Poorly attended political forum not enough to destroy Wallace's faith in Ford Heights, R.I.S.E
Dr. Eric Wallace thinks there’s a practical reason why, with just days remaining before voters go to the polls on April 2, only five of 15 candidates vying for the Ford Heights posts of village trustee, school district board, and village clerk showed up for a political forum he recently co-hosted.
“I think one of the reasons some of them maybe didn’t show up is they’re not articulate enough to express what they would do and what needs to be done,” Wallace, president and co-founder of the Freedom’s Journal Institute and a former pastor, told South Cook News. “It’s going to take great organization and ideas to turn things around and there is no one silver bullet.”
Given Ford Heights' dire circumstances, Wallace found it hard to hide his disappointment that last week's forum at the First Union Missionary Baptist Church was so poorly attended by the candidates running for offices. With a school district burdened by some of the poorest scores in the state, and residents struggling to pay some of the disproportionately highest property taxes in the state, Ford Heights needs all the help it can get right now.
“The problems of Ford Heights (formerly East Chicago Heights) are multifaceted, which makes this election so important,” Wallace wrote in a recent article posted on the Freedom's Journal Institute website. “Corruption and gang violence over the years is chronicled in the Sun-Times, from the charges against former Mayor Charles Griffin of embezzlement of $147,000 of public funds into a secret bank account, to the highest property taxes in some of the most impoverished areas in the Chicagoland area.”
For things to change, Wallace said, residents will need to take ownership of the place they call home.
“There must be fidelity to some form of righteousness,” he wrote. “In my discussions with others about the plight of the village, I was informed that when elections are held people are paid (read bribed) to go vote for individual candidates. In other words, it’s not about who can turn things around but who has the funds to buy your vote and take you to the polling place.”

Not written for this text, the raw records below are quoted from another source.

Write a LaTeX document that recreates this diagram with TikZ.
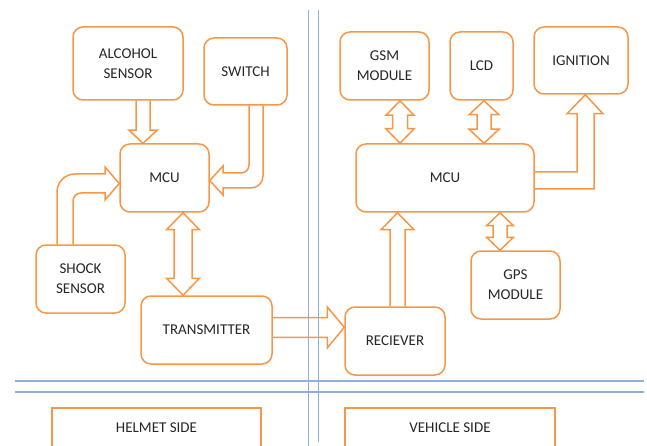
\documentclass[tikz,border=0pt]{standalone}
\usepackage{fontspec}
\setmainfont{Carlito}
\usetikzlibrary{calc}
\definecolor{boxorange}{RGB}{247,150,70}
\definecolor{lineblue}{RGB}{143,176,222}
\definecolor{textgray}{RGB}{38,38,38}

\begin{document}
\begin{tikzpicture}[x=1pt, y=-1pt,
    block/.style={draw=boxorange, line width=1.5pt, rounded corners=10pt, inner sep=0pt,
      align=center, text=textgray, font=\fontsize{15}{20}\selectfont},
    sidebox/.style={block, rounded corners=0pt},
    bigarrow/.style={draw=boxorange, line width=1.5pt, line join=miter}]
    \useasboundingbox (0,0) rectangle (647,446);
    \clip (0,0) rectangle (647,446);

    % dividing lines
    \foreach \i/\j in {308.5/446, 318.7/442}
      \draw [lineblue, line width=1.1pt] (\i,10) -- (\i,\j);
    \foreach \i in {381,392}
      \draw [lineblue, line width=1.1pt] (15,\i) -- (644,\i);

    % helmet side
    \node [block, minimum width=110pt, minimum height=73pt] (alcohol) at (128,63.5) {ALCOHOL\\SENSOR};
    \node [block, minimum width=83pt, minimum height=67pt] (switch) at (245.5,71.5) {SWITCH};
    \node [block, minimum width=89pt, minimum height=68pt] (mcuh) at (164.5,178) {MCU};
    \node [block, minimum width=89pt, minimum height=68pt] (shock) at (80.5,279) {SHOCK\\SENSOR};
    \node [block, minimum width=131pt, minimum height=68pt] (tx) at (206.5,330) {TRANSMITTER};
    \node [sidebox, minimum width=209pt, minimum height=40pt] (helmet) at (156.5,428) {HELMET SIDE};

    % vehicle side
    \node [block, minimum width=89pt, minimum height=68pt] (gsm) at (384.5,66) {GSM\\MODULE};
    \node [block, minimum width=63pt, minimum height=68pt] (lcd) at (481.5,66) {LCD};
    \node [block, minimum width=94pt, minimum height=67pt] (ignition) at (581,60.5) {IGNITION};
    \node [block, minimum width=178pt, minimum height=68pt] (mcuv) at (445,178) {MCU};
    \node [block, minimum width=89pt, minimum height=68pt] (gps) at (515.5,285) {GPS\\MODULE};
    \node [block, minimum width=100pt, minimum height=68pt] (rx) at (395,341) {RECIEVER};
    \node [sidebox, minimum width=210pt, minimum height=40pt] (vehicle) at (450,428) {VEHICLE SIDE};

    % one-way arrows
    \draw [bigarrow] let \p1=(alcohol.south), \p2=(mcuh.north) in
      (136pt,\y1) -- (136pt,\y2+13pt) -- (129pt,\y2+13pt) -- (143pt,\y2)
      -- (157pt,\y2+13pt) -- (150pt,\y2+13pt) -- (150pt,\y1);
    \draw [bigarrow] let \p1=(switch.south), \p2=(mcuh.east) in
      (249pt,\y1) [rounded corners=8pt] -- (249pt,-173pt) [sharp corners] -- (223pt,-173pt)
      -- (223pt,-166pt) -- (\x2,-180.5pt) -- (223pt,-195pt) -- (223pt,-188pt)
      [rounded corners=12pt] -- (263pt,-188pt) [sharp corners] -- (263pt,\y1);
    \draw [bigarrow] let \p1=(shock.north), \p2=(mcuh.west) in
      (57pt,\y1) [rounded corners=18pt] -- (57pt,-174pt) [sharp corners] -- (105pt,-174pt)
      -- (105pt,-167pt) -- (\x2,-183.5pt) -- (105pt,-200pt) -- (105pt,-193pt)
      [rounded corners=8pt] -- (73pt,-193pt) [sharp corners] -- (73pt,\y1);
    \draw [bigarrow] let \p1=(tx.east), \p2=(rx.west) in
      (\x1,-317.5pt) -- (327.3pt,-317.5pt) -- (327.3pt,-307pt) -- (\x2,-327.3pt)
      -- (327.3pt,-348pt) -- (327.3pt,-337.3pt) -- (\x1,-337.3pt);
    \draw [bigarrow] let \p1=(rx.north), \p2=(mcuv.south) in
      (390pt,\y1) -- (390pt,\y2-17pt) -- (381pt,\y2-17pt) -- (397.5pt,\y2)
      -- (414pt,\y2-17pt) -- (405pt,\y2-17pt) -- (405pt,\y1);
    \draw [bigarrow] let \p1=(mcuv.east), \p2=(ignition.south) in
      (\x1,-172pt) -- (577pt,-172pt) -- (577pt,\y2-19pt) -- (567pt,\y2-19pt) -- (585.3pt,\y2)
      -- (603pt,\y2-19pt) -- (594pt,\y2-19pt) -- (594pt,-189pt) -- (\x1,-189pt);

    % two-way arrows
    \foreach \a/\b/\c/\s/\h/\l in {mcuh.south/tx.north/183/9/16.5/17,
        gsm.south/mcuv.north/400/7.5/14/14.5, lcd.south/mcuv.north/484/7/15/14,
        mcuv.south/gps.north/500/7/13.5/13}
      \draw [bigarrow] let \p1=(\a), \p2=(\b) in
        (\c pt,\y1) -- (\c pt+\h pt,\y1-\l pt) -- (\c pt+\s pt,\y1-\l pt)
        -- (\c pt+\s pt,\y2+\l pt) -- (\c pt+\h pt,\y2+\l pt) -- (\c pt,\y2)
        -- (\c pt-\h pt,\y2+\l pt) -- (\c pt-\s pt,\y2+\l pt)
        -- (\c pt-\s pt,\y1-\l pt) -- (\c pt-\h pt,\y1-\l pt) -- cycle;
\end{tikzpicture}
\end{document}
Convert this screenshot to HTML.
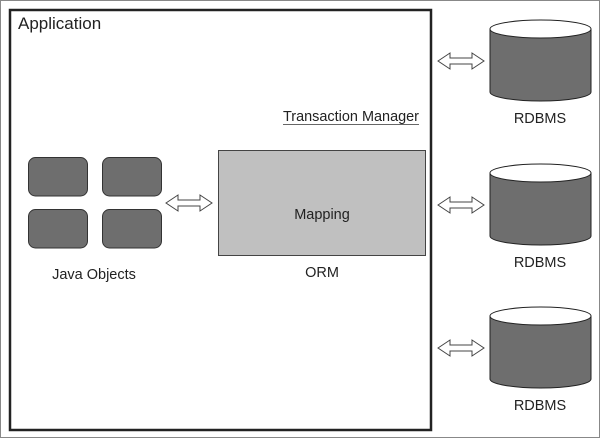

Wallace is hoping that’s where R.I.S.E. will come in. R.I.S.E. is an acronym for the Responsible government; Individual liberty and fidelity; Strong family values; and Economic empowerment values and principles espoused by Freedom's Journal Institute.
For too long and too often, Wallace said, Ford Heights has been used and abused by those who only think of themselves. Still, he feels a sense of hope sweeping across the village.
“I’m optimistic because some people are really trying to bring change,” he told South Cook News. “I’m planning to work with them to help implement R.I.S.E. principles.”
As it is, a recent South Cook News analysis found that many homeowners in Chicagoland’s most economically challenged suburb have simply stopped paying their property taxes. In a village of 2,763 people, South Cook News found more than a third of all tax bills, totaling some $2.3 million, went unpaid last year, according to information gleaned from Cook County Treasurer records.
“For too long, Ford Heights has been burying its talent underground,” Wallace added in the article. “It's now time that they invest it in the people of the village and watch the dividends grow. They must be willing to stop the ‘pay-to-play politics.’ It is their village, legacy and home. They have the power to bring real change. Let that change begin this election cycle.”